4. Anton Chekhov to his wife Olga Knipper. October 29, 1901

“My darling, my angel, my sugarplum, my dog [that’s right], I implore you to believe that I love you, I love you deeply; don’t ever forget me, write and think about me more often. Whatever happens, even if you were to suddenly turn into an old woman, I would still love you—for your soul, for your temperament [...] I long to kiss and embrace you tightly. And kiss you again. The bed seems lonely to me, as if I’m a stingy bachelor, old and malevolent. Please write!! Your Antoine.”

Chekhov’s letters to his wife are mostly brief (he is credited with the saying, “Brevity is the sister of talent” [although he is rumored to have borrowed it from Shakespeare: “Brevity is the soul of wit”), yet tender and ironic. Chekhov calls his wife a “dog” (some women might have objected), blows verbal kisses and words of love, and threatens jokingly (we hope) that she will “be beaten” if she does not write to him every day. Olga had a reputation as a frivolous person, yet despite (or because of) this, she wrote her own profusive declarations of love to her husband: “Hugs and kisses. I kiss every wrinkle on your face.”

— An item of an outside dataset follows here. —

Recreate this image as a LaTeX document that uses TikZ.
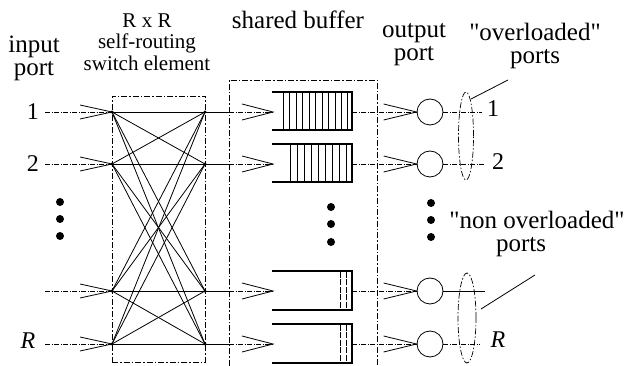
\documentclass[tikz,border=0pt]{standalone}
\usepackage{fontspec}
\setmainfont{Liberation Serif}[Ligatures=TeXOff]
\begin{document}
\begin{tikzpicture}[x=1pt,y=-1pt,
  thinline/.style={line width=0.8pt},
  dashline/.style={line width=0.6pt,dash pattern=on 5pt off 1.5pt on 1pt off 1.5pt},
  dashbox/.style={line width=0.7pt,dash pattern=on 6pt off 2pt on 1.5pt off 2pt},
  bufline/.style={line width=1.9pt},
  stripe/.style={line width=0.8pt},
  outport/.style={circle,draw,line width=0.8pt,minimum size=26pt,inner sep=0pt},
  bigtxt/.style={font=\fontsize{25}{23}\selectfont,align=center,inner sep=0pt},
  midtxt/.style={font=\fontsize{21}{21.5}\selectfont,align=center,inner sep=0pt},
  numtxt/.style={font=\fontsize{24}{24}\selectfont,inner sep=0pt},
  dotmark/.style={circle,fill,inner sep=0pt,minimum size=8pt}]
\useasboundingbox (0,0) rectangle (630,366);

% titles
\node[bigtxt] (tin) at (34,58) {input\\port};
\node[midtxt] (tsw) at (147,42) {R x R\\self-routing\\switch element};
\node[bigtxt] (tbuf) at (298,20) {shared buffer};
\node[bigtxt] (tout) at (414,45) {output\\port};
\node[bigtxt] (tover) at (535,46) {"overloaded"\\ports};
\node[bigtxt] (tnon) at (537,220) {"non overloaded"};
\node[bigtxt] (tnonp) at (521,247) {ports};

% boxes
\node[draw,dashbox,minimum width=93pt,minimum height=266pt,inner sep=0pt] (swbox) at (158.5,229) {};
\coordinate (sbTL) at (229,80);
\coordinate (sbTR) at (377,80);
\coordinate (sbBL) at (229,366);
\coordinate (sbBR) at (377,366);
\draw[dashbox] (sbBL) -- (sbTL) -- (sbTR) -- (sbBR);

% rows
\foreach \i/\y in {1/112,2/164,3/291,4/344}{
  \coordinate (in\i) at (45,\y);
  \coordinate (L\i) at (112,\y);
  \coordinate (S\i) at (205,\y);
  \coordinate (M\i) at (229,\y);
  \coordinate (B\i) at (273,\y);
  \coordinate (Q\i) at (352,\y);
  \node[outport] (O\i) at (430,\y) {};
  \draw[dashline] (in\i) -- (L\i);
  \draw[thinline] (L\i) ++(-32,-7) -- (L\i) -- ++(-32,7);
  \draw[thinline] (S\i) -- (M\i);
  \draw[dashline] (M\i) -- (B\i);
  \draw[thinline] (B\i) ++(-31,-8) -- (B\i) -- ++(-31,8);
  \draw[dashline] (Q\i) -- (O\i.west);
  \draw[thinline] (O\i.west) ++(-33,-8) -- (O\i.west) -- ++(-33,8);
  \fill (L\i) circle (1.6pt);
  \fill (S\i) circle (1.6pt);
}
% full mesh
\foreach \i in {1,...,4}{
  \foreach \j in {1,...,4}{
    \draw[thinline] (L\i) -- (S\j);
  }
}

% buffers
\foreach \i/\t/\b in {1/92/130,2/144/182,3/271/310,4/324/363}{
  \draw[bufline] (272,\t) -- (352,\t) -- (352,\b) -- (272,\b);
}
\foreach \x in {283,289.5,296,302.5,309,315.5,322,328.5,335,341.5,347.5}{
  \draw[stripe] (\x,93) -- (\x,129);
}
\foreach \x in {290,297,304,311,318,325,332,339,346}{
  \draw[stripe] (\x,145) -- (\x,181);
}
\foreach \x in {340,346.5}{
  \draw[stripe,dash pattern=on 6pt off 1.5pt] (\x,272) -- (\x,309);
  \draw[stripe,dash pattern=on 6pt off 1.5pt] (\x,325) -- (\x,362);
}

% output lines
\coordinate (E1) at (482,112);
\coordinate (E2) at (484,164);
\coordinate (E3) at (485,291);
\coordinate (E4) at (480,344);
\draw[dashline] (O1.east) -- (E1);
\draw[dashline] (O2.east) -- (E2);
\draw[thinline] (O3.east) -- (E3);
\draw[dashline] (O4.east) -- (E4);

% port numbers
\node[numtxt] (n1) at (33,112) {1};
\node[numtxt] (n2) at (33,164) {2};
\node[numtxt] (nR) at (28,341) {\itshape R};
\node[numtxt] (m1) at (493,109) {1};
\node[numtxt] (m2) at (498,162) {2};
\node[numtxt] (mR) at (498,340) {\itshape R};

% ellipses
\draw[dashbox,line width=0.7pt] (466,136) ellipse [x radius=7.5pt,y radius=44pt];
\draw[dashbox,line width=0.7pt] (467,318) ellipse [x radius=9pt,y radius=45pt];
\coordinate (p1a) at (471,99);
\coordinate (p1b) at (508,80);
\coordinate (p2a) at (481,309);
\coordinate (p2b) at (535,275);
\draw[thinline] (p1a) -- (p1b);
\draw[thinline] (p2a) -- (p2b);

% dots
\foreach \y in {202,219,236}{
  \node[dotmark] at (60,\y) {};
}
\foreach \y in {207,224,242}{
  \node[dotmark] at (331,\y) {};
}
\foreach \y in {203,220,237}{
  \node[dotmark] at (431,\y) {};
}
\end{tikzpicture}
\end{document}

5. Vladimir Nabokov to his future wife Vera Slonim. November 8, 1923

“I swear to everything that is dear to me, to everything that I believe in, that I have never loved as I love you—with such teary-eyed tenderness and such a sense of radiance. [...] Above all else, I want you to be happy, and it seems to me that I could give you this happiness—happiness is sunny, simple, something not quite ordinary.

[...] I love you, I want you, I need you unbearably... Your eyes that shine so astonishingly when you lean back, when you tell a witty anecdote—your eyes, your voice, your lips, your shoulders are so light and sunny...”

The intellectual snob Nabokov was poignantly close to his wife, and when they were apart he described to her all the details of his life in graphic and literal detail, even physiological. Nabokov's letters to his wife were published in a separate book.